Au chœur de la Passion à l’Abbaye de Fontevraud
Les six chanteurs du Chœur d’hommes de Sartène font salle comble dans ce cadre emblématique, façonné par l’histoire, en retraçant justement une histoire polyphonique de l’Île de Beauté : des premiers chants en quintes parallèles du IXème siècle, à l’arrivée d’une troisième voix à la fin du XVIème, jusqu’à des sonorités et créations plus modernes, alternant musique religieuse et profane.
L’équilibre des voix s’offre dans une évidente subtilité, se complétant, s’entrecroisant dans un savant maillage accentué par la respiration commune de la terre Corse. Les voix sont ancrées, plantées dans une tradition et un territoire mais s’allègent en se teintant de lyrisme, dans un équilibre constant entre toutes les voix.
Jacques Tramoni, basse profonde, est le gardien du temps et de l’assise harmonique, immuable, solide, aux graves impressionnants apportant le juste équilibre.

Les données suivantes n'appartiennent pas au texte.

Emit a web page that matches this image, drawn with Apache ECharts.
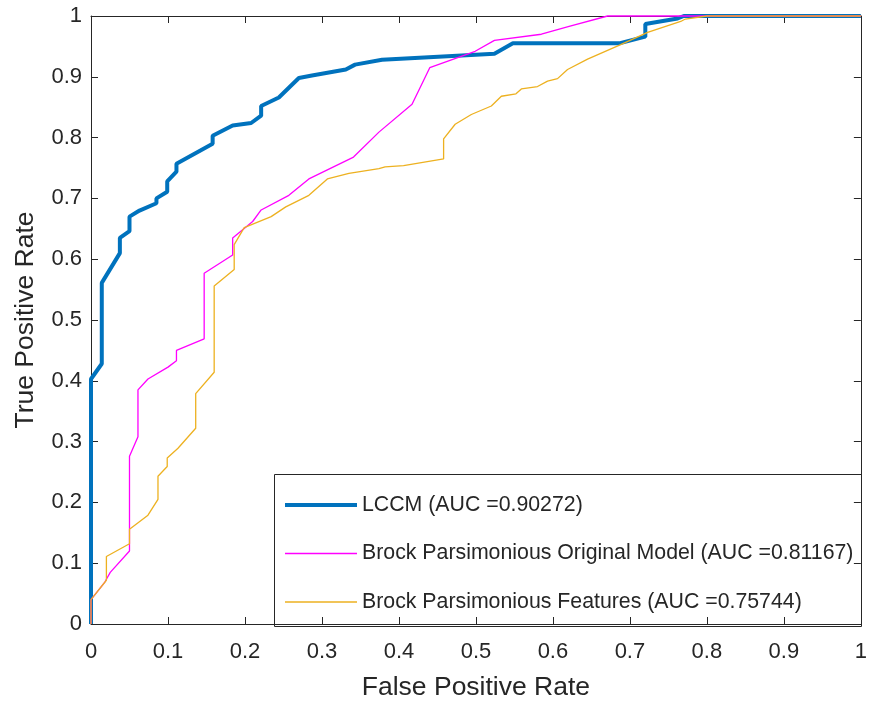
<!DOCTYPE html>
<html><head><meta charset="utf-8">
<script src="https://cdn.jsdelivr.net/npm/echarts@6/dist/echarts.min.js"></script>
<style>html,body{margin:0;padding:0;background:#fff}#c{width:870px;height:706px}</style>
</head><body><div id="c"></div>
<script>
const seriesNames = ['LCCM (AUC =0.90272)', 'Brock Parsimonious Original Model (AUC =0.81167)', 'Brock Parsimonious Features (AUC =0.75744)'];
const lccmX = [0,0,0.014,0.014,0.0375,0.0375,0.05,0.05,0.063,0.085,0.085,0.099,0.099,0.111,0.111,0.158,0.158,0.184,0.208,0.221,0.221,0.244,0.27,0.287,0.331,0.343,0.378,0.524,0.548,0.686,0.72,0.72,0.762,0.77,1];
const lccmY = [0,0.403,0.428,0.561,0.61,0.635,0.646,0.67,0.68,0.692,0.70,0.711,0.728,0.744,0.757,0.79,0.803,0.82,0.824,0.836,0.852,0.866,0.898,0.902,0.912,0.92,0.928,0.938,0.955,0.955,0.966,0.987,0.996,1,1];
const origX = [0,0,0.018,0.025,0.05,0.05,0.061,0.061,0.074,0.1,0.111,0.111,0.147,0.147,0.184,0.184,0.21,0.221,0.257,0.283,0.341,0.374,0.417,0.44,0.499,0.524,0.585,0.621,0.671,1];
const origY = [0,0.04,0.069,0.085,0.12,0.276,0.308,0.385,0.403,0.4225,0.433,0.45,0.469,0.577,0.607,0.635,0.662,0.681,0.705,0.732,0.768,0.809,0.855,0.915,0.942,0.96,0.97,0.983,1,1];
const featX = [0,0,0.02,0.02,0.05,0.05,0.074,0.087,0.087,0.099,0.099,0.113,0.136,0.136,0.16,0.16,0.186,0.186,0.199,0.234,0.253,0.283,0.307,0.335,0.374,0.382,0.406,0.458,0.458,0.473,0.494,0.52,0.533,0.552,0.559,0.58,0.593,0.606,0.619,0.645,0.688,0.723,0.766,0.772,0.8,1];
const featY = [0,0.04,0.072,0.111,0.132,0.156,0.179,0.205,0.243,0.259,0.273,0.289,0.322,0.379,0.414,0.556,0.583,0.624,0.652,0.67,0.686,0.705,0.732,0.741,0.749,0.752,0.754,0.765,0.798,0.822,0.838,0.852,0.868,0.872,0.88,0.884,0.893,0.897,0.912,0.929,0.953,0.973,0.991,0.995,1,1];

const zip = (xs, ys) => xs.map((x, i) => [x, ys[i]]);
const axisColor = '#262626';
const font = 'Liberation Sans, Arial, sans-serif';
const colors = ['#0072BD', '#FF00FF', '#EDB120'];
const widths = [4, 1.3, 1.3];

const chart = echarts.init(document.getElementById('c'), null, {renderer: 'canvas'});
const baseAxis = {
  type: 'value', min: 0, max: 1, interval: 0.1,
  axisLine: {show: true, onZero: false, lineStyle: {color: axisColor, width: 1}},
  axisTick: {show: true, inside: true, length: 7, lineStyle: {color: axisColor}},
  splitLine: {show: false}
};
chart.setOption({
  animation: false,
  backgroundColor: '#fff',
  grid: {left: 91, right: 6, top: 16, bottom: 77, containLabel: false},
  xAxis: [
    Object.assign({}, baseAxis, {position: 'bottom', name: 'False Positive Rate', nameLocation: 'middle', nameGap: 50,
      nameTextStyle: {color: axisColor, fontSize: 26.5, fontFamily: font},
      axisLabel: {color: axisColor, fontSize: 22, fontFamily: font, margin: 17}}),
    Object.assign({}, baseAxis, {position: 'top', axisLabel: {show: false}})
  ],
  yAxis: [
    Object.assign({}, baseAxis, {position: 'left', name: 'True Positive Rate', nameLocation: 'middle', nameGap: 52,
      nameTextStyle: {color: axisColor, fontSize: 26.5, fontFamily: font},
      axisLabel: {color: axisColor, fontSize: 22, fontFamily: font, margin: 9}}),
    Object.assign({}, baseAxis, {position: 'right', axisLabel: {show: false}})
  ],
  legend: {
    orient: 'vertical', left: 280, top: 489,
    itemWidth: 72, itemHeight: 22, itemGap: 26.5,
    symbolKeepAspect: true,
    textStyle: {color: axisColor, fontSize: 21.3, fontFamily: font, lineHeight: 22},
    data: seriesNames.map((n, i) => ({name: n, icon: 'path://M0,0H72V' + widths[i] + 'H0Z', itemStyle: {color: colors[i], borderWidth: 0}}))
  },
  graphic: [{type: 'rect', shape: {x: 274.5, y: 474.5, width: 587, height: 152}, style: {fill: 'none', stroke: axisColor, lineWidth: 1}, z: 100}],
  series: [
    {name: seriesNames[0], type: 'line', data: zip(lccmX, lccmY), symbol: 'none', clip: false,
     lineStyle: {color: colors[0], width: widths[0]}, itemStyle: {color: colors[0]}},
    {name: seriesNames[1], type: 'line', data: zip(origX, origY), symbol: 'none', clip: false,
     lineStyle: {color: colors[1], width: widths[1]}, itemStyle: {color: colors[1]}},
    {name: seriesNames[2], type: 'line', data: zip(featX, featY), symbol: 'none', clip: false,
     lineStyle: {color: colors[2], width: widths[2]}, itemStyle: {color: colors[2]}}
  ]
});
</script></body></html>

Basse également, Jean Claude Tramoni apporte aux graves l’empreinte vocale touchante, emplie d’émotion (et la référence à la période de Pâques avec Via Crucis, chant de procession du catenacciu “l’enchaîné” entonné au soir du Vendredi Saint par les confréries et la foule nombreuse qui le suit).
François Lanfranchi, baryton, apporte l’équilibre nécessaire entre les voix graves et aigües. Le timbre est chaleureux, la voix homogène sur toute la tessiture, le phrasé conduit jusqu’à l’ultime souffle.
Le ténor Jean-Louis Blaineau impressionne par la maîtrise de son ambitus entre voix mixte, pleine voix, et voix de tête, dans une alternance de pianissimi et de forte d’une intensité rare. Il imprime dynamique, couleur et contrastes à l’ensemble du chœur pour une pulsation et une respiration commune. Son collègue ténor Stéphane Paganelli soulève l’ensemble en voix mixte ou de tête, jouant avec les résonances et l’écho du lieu sacré.
Grand artisan de cet ensemble et de ce répertoire, le polyphoniste, compositeur-interprète Jean-Paul Poletti est à l’origine de la candidature de la paghjella (l’une des formes des polyphonies corses) au patrimoine immatériel de l’Unesco et contribue ce soir encore à transmettre cette culture, par une narration tout au long du concert.
Pour conclure le concert, l’ensemble se tourne vers le public et lui apprend un dernier refrain. Les 350 spectateurs présents se retrouvent ainsi dans un chœur à deux voix pour une ultime communion avant la standing ovation du public ému et conquis, refermant ce parcours et ce Festival.